Между тем у рынка капитала есть важные преимущества — это, во-первых, практически бессрочное финансирование, оно не ведет к увеличению долговой нагрузки на компании, к росту инфляции, к росту нагрузки на бюджет при ужесточении денежно-кредитной политики. И нам кажется разумным, если у компании будет выбор, как получать поддержку — в виде субсидий на кредиты или в виде субсидий либо налоговых льгот при размещении акций на бирже. С точки зрения макроэкономики, я уже говорила, это гораздо более эффективно. Для этого не нужно увеличивать расходы бюджета, речь не идет об увеличении расходов бюджета, но о перераспределении средств между различными инструментами поддержки. Как я уже сказала, мы сейчас активно это с Правительством обсуждаем.

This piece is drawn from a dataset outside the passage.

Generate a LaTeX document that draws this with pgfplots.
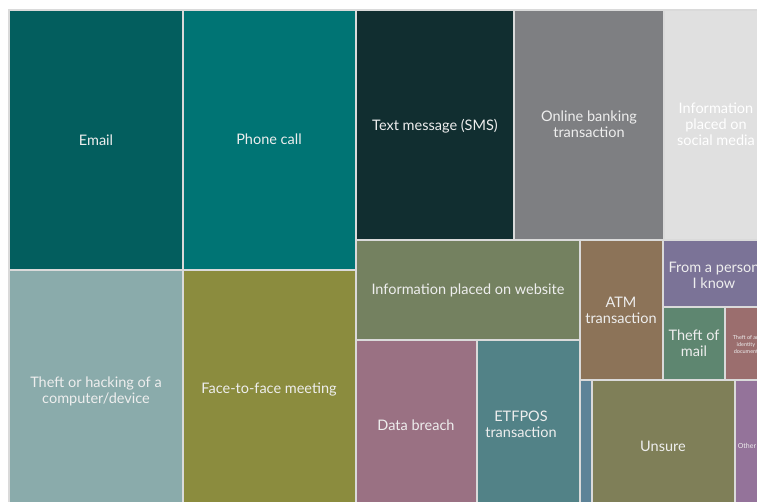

В целом жесткая денежно-кредитная политика — это не прихоть Центрального банка. Это неизбежная реакция на то, что происходит в экономике. В нынешних условиях экономика — и государство, и частный бизнес — должна направлять эти ресурсы на приоритетные направления и тем, кто может этими ресурсами наиболее рачительно распорядиться. Это в том числе требует решения застарелых проблем с эффективностью и производительностью, пересмотра круга проектов, которые имеет смысл реализовывать. И этим этот период и сложен.

Но, на наш взгляд, он окупится. Многие страны это проходили, прежде чем добились устойчиво низкой инфляции и тех преимуществ, которые дает низкая инфляция, в том числе доступной рыночной ипотеки, доступных кредитов для бизнеса. Жесткая денежно-кредитная политика в наших условиях не противоречит всем тем задачам по развитию экономики, над которыми сейчас работает Правительство. Она делает так, чтобы эти усилия не ушли в свисток, не ушли в инфляцию, а работали именно на рост экономики. Эта политика защищает зарплаты, защищает пенсии, пособия и сбережения людей от роста цен.

Благодарю за внимание! Готова ответить на ваши вопросы.